* [Exercise]
Do not include the pictures; repeat the rest of the data exactly.
** Begin Data excerpt **
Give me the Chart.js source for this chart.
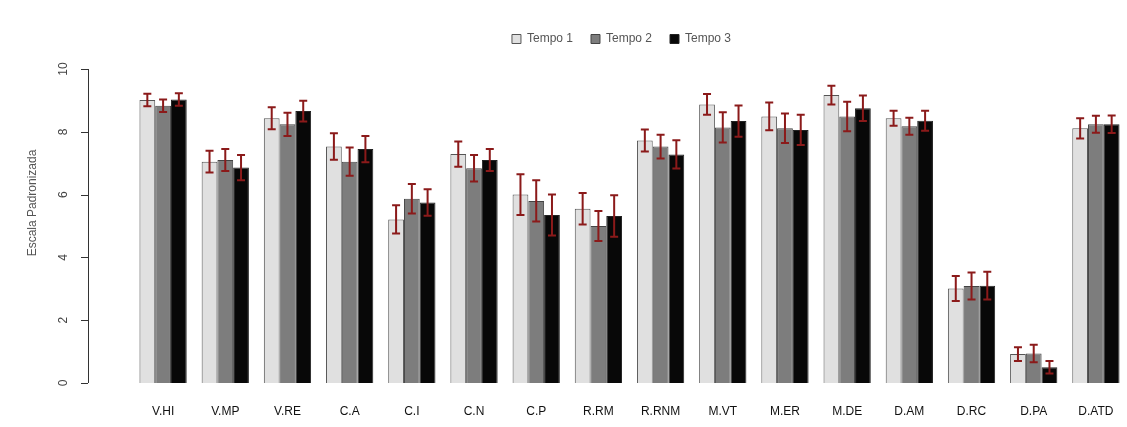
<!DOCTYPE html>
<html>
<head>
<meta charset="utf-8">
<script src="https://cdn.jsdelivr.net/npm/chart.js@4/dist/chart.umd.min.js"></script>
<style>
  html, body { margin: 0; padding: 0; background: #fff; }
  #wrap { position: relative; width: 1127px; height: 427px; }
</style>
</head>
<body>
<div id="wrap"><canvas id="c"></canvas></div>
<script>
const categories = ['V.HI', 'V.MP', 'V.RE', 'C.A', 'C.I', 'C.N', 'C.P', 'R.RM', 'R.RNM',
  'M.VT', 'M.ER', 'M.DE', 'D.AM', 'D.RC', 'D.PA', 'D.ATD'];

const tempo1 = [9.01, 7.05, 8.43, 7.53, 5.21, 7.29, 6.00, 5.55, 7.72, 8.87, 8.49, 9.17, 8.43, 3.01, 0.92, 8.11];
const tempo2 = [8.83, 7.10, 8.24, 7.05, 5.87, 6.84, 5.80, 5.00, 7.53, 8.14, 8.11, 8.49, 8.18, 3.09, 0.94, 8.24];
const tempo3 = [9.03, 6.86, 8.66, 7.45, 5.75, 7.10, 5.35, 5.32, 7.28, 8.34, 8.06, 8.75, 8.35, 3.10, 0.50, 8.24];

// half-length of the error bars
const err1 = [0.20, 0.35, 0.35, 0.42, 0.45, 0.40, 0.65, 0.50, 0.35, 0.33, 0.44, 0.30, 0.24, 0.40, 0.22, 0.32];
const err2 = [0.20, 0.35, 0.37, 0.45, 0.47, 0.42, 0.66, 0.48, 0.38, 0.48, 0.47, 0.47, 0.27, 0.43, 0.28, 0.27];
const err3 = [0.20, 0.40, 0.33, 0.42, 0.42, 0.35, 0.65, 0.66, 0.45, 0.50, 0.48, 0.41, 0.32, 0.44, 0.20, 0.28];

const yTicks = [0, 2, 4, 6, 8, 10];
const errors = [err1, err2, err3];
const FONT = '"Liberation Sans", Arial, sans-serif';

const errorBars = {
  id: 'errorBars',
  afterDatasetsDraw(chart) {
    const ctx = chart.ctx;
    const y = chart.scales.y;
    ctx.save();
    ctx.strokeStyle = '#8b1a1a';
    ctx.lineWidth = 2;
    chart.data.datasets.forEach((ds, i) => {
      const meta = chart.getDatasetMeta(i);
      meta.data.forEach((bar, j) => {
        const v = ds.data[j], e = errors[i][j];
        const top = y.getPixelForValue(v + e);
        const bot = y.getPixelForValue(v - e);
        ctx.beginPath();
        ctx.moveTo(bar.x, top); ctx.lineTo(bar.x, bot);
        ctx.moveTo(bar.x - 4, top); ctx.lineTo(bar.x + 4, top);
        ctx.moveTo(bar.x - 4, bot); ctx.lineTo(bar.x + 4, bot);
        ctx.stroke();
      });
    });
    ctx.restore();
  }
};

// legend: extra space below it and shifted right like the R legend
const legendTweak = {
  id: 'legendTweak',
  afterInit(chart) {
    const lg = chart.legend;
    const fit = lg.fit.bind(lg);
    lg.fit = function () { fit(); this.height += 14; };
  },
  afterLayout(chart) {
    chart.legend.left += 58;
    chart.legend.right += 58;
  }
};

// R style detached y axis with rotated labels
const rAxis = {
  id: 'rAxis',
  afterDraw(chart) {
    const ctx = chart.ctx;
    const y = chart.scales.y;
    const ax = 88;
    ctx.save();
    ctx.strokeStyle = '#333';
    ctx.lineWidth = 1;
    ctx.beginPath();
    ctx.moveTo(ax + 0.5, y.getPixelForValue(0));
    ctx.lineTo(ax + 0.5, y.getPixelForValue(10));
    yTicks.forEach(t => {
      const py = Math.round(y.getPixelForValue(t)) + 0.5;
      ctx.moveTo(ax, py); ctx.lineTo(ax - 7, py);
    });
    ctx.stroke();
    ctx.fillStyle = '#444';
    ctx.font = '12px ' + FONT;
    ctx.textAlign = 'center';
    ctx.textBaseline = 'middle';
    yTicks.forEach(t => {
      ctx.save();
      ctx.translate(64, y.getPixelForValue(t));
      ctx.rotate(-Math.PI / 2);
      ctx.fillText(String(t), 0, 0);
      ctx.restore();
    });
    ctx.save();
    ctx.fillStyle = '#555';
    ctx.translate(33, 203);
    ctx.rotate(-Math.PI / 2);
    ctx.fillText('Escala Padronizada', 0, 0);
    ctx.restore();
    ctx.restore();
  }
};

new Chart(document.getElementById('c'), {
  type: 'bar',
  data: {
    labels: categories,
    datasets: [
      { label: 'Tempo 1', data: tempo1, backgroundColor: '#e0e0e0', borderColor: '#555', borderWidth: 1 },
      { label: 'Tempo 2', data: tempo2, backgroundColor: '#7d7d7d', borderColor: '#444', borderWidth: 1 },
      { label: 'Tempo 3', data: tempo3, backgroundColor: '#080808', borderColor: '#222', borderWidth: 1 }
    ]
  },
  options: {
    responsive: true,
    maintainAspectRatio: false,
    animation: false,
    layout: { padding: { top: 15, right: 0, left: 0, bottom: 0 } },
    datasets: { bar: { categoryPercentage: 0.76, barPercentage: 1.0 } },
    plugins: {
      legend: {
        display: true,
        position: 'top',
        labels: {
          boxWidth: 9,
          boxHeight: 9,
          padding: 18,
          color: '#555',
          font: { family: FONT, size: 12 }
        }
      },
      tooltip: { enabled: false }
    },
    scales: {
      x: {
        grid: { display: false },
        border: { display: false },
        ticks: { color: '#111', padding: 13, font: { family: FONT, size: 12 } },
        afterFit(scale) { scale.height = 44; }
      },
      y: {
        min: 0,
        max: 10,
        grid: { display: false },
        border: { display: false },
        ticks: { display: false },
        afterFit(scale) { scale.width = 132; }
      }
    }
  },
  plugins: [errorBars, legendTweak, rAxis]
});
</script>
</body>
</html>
** End Data excerpt **
* [Final answer]
Give me the Chart.js source for this chart.
<!DOCTYPE html>
<html>
<head>
<meta charset="utf-8">
<script src="https://cdn.jsdelivr.net/npm/chart.js@4/dist/chart.umd.min.js"></script>
<style>
  html, body { margin: 0; padding: 0; background: #fff; }
  #wrap { position: relative; width: 1127px; height: 427px; }
</style>
</head>
<body>
<div id="wrap"><canvas id="c"></canvas></div>
<script>
const categories = ['V.HI', 'V.MP', 'V.RE', 'C.A', 'C.I', 'C.N', 'C.P', 'R.RM', 'R.RNM',
  'M.VT', 'M.ER', 'M.DE', 'D.AM', 'D.RC', 'D.PA', 'D.ATD'];

const tempo1 = [9.01, 7.05, 8.43, 7.53, 5.21, 7.29, 6.00, 5.55, 7.72, 8.87, 8.49, 9.17, 8.43, 3.01, 0.92, 8.11];
const tempo2 = [8.83, 7.10, 8.24, 7.05, 5.87, 6.84, 5.80, 5.00, 7.53, 8.14, 8.11, 8.49, 8.18, 3.09, 0.94, 8.24];
const tempo3 = [9.03, 6.86, 8.66, 7.45, 5.75, 7.10, 5.35, 5.32, 7.28, 8.34, 8.06, 8.75, 8.35, 3.10, 0.50, 8.24];

// half-length of the error bars
const err1 = [0.20, 0.35, 0.35, 0.42, 0.45, 0.40, 0.65, 0.50, 0.35, 0.33, 0.44, 0.30, 0.24, 0.40, 0.22, 0.32];
const err2 = [0.20, 0.35, 0.37, 0.45, 0.47, 0.42, 0.66, 0.48, 0.38, 0.48, 0.47, 0.47, 0.27, 0.43, 0.28, 0.27];
const err3 = [0.20, 0.40, 0.33, 0.42, 0.42, 0.35, 0.65, 0.66, 0.45, 0.50, 0.48, 0.41, 0.32, 0.44, 0.20, 0.28];

const yTicks = [0, 2, 4, 6, 8, 10];
const errors = [err1, err2, err3];
const FONT = '"Liberation Sans", Arial, sans-serif';

const errorBars = {
  id: 'errorBars',
  afterDatasetsDraw(chart) {
    const ctx = chart.ctx;
    const y = chart.scales.y;
    ctx.save();
    ctx.strokeStyle = '#8b1a1a';
    ctx.lineWidth = 2;
    chart.data.datasets.forEach((ds, i) => {
      const meta = chart.getDatasetMeta(i);
      meta.data.forEach((bar, j) => {
        const v = ds.data[j], e = errors[i][j];
        const top = y.getPixelForValue(v + e);
        const bot = y.getPixelForValue(v - e);
        ctx.beginPath();
        ctx.moveTo(bar.x, top); ctx.lineTo(bar.x, bot);
        ctx.moveTo(bar.x - 4, top); ctx.lineTo(bar.x + 4, top);
        ctx.moveTo(bar.x - 4, bot); ctx.lineTo(bar.x + 4, bot);
        ctx.stroke();
      });
    });
    ctx.restore();
  }
};

// legend: extra space below it and shifted right like the R legend
const legendTweak = {
  id: 'legendTweak',
  afterInit(chart) {
    const lg = chart.legend;
    const fit = lg.fit.bind(lg);
    lg.fit = function () { fit(); this.height += 14; };
  },
  afterLayout(chart) {
    chart.legend.left += 58;
    chart.legend.right += 58;
  }
};

// R style detached y axis with rotated labels
const rAxis = {
  id: 'rAxis',
  afterDraw(chart) {
    const ctx = chart.ctx;
    const y = chart.scales.y;
    const ax = 88;
    ctx.save();
    ctx.strokeStyle = '#333';
    ctx.lineWidth = 1;
    ctx.beginPath();
    ctx.moveTo(ax + 0.5, y.getPixelForValue(0));
    ctx.lineTo(ax + 0.5, y.getPixelForValue(10));
    yTicks.forEach(t => {
      const py = Math.round(y.getPixelForValue(t)) + 0.5;
      ctx.moveTo(ax, py); ctx.lineTo(ax - 7, py);
    });
    ctx.stroke();
    ctx.fillStyle = '#444';
    ctx.font = '12px ' + FONT;
    ctx.textAlign = 'center';
    ctx.textBaseline = 'middle';
    yTicks.forEach(t => {
      ctx.save();
      ctx.translate(64, y.getPixelForValue(t));
      ctx.rotate(-Math.PI / 2);
      ctx.fillText(String(t), 0, 0);
      ctx.restore();
    });
    ctx.save();
    ctx.fillStyle = '#555';
    ctx.translate(33, 203);
    ctx.rotate(-Math.PI / 2);
    ctx.fillText('Escala Padronizada', 0, 0);
    ctx.restore();
    ctx.restore();
  }
};

new Chart(document.getElementById('c'), {
  type: 'bar',
  data: {
    labels: categories,
    datasets: [
      { label: 'Tempo 1', data: tempo1, backgroundColor: '#e0e0e0', borderColor: '#555', borderWidth: 1 },
      { label: 'Tempo 2', data: tempo2, backgroundColor: '#7d7d7d', borderColor: '#444', borderWidth: 1 },
      { label: 'Tempo 3', data: tempo3, backgroundColor: '#080808', borderColor: '#222', borderWidth: 1 }
    ]
  },
  options: {
    responsive: true,
    maintainAspectRatio: false,
    animation: false,
    layout: { padding: { top: 15, right: 0, left: 0, bottom: 0 } },
    datasets: { bar: { categoryPercentage: 0.76, barPercentage: 1.0 } },
    plugins: {
      legend: {
        display: true,
        position: 'top',
        labels: {
          boxWidth: 9,
          boxHeight: 9,
          padding: 18,
          color: '#555',
          font: { family: FONT, size: 12 }
        }
      },
      tooltip: { enabled: false }
    },
    scales: {
      x: {
        grid: { display: false },
        border: { display: false },
        ticks: { color: '#111', padding: 13, font: { family: FONT, size: 12 } },
        afterFit(scale) { scale.height = 44; }
      },
      y: {
        min: 0,
        max: 10,
        grid: { display: false },
        border: { display: false },
        ticks: { display: false },
        afterFit(scale) { scale.width = 132; }
      }
    }
  },
  plugins: [errorBars, legendTweak, rAxis]
});
</script>
</body>
</html>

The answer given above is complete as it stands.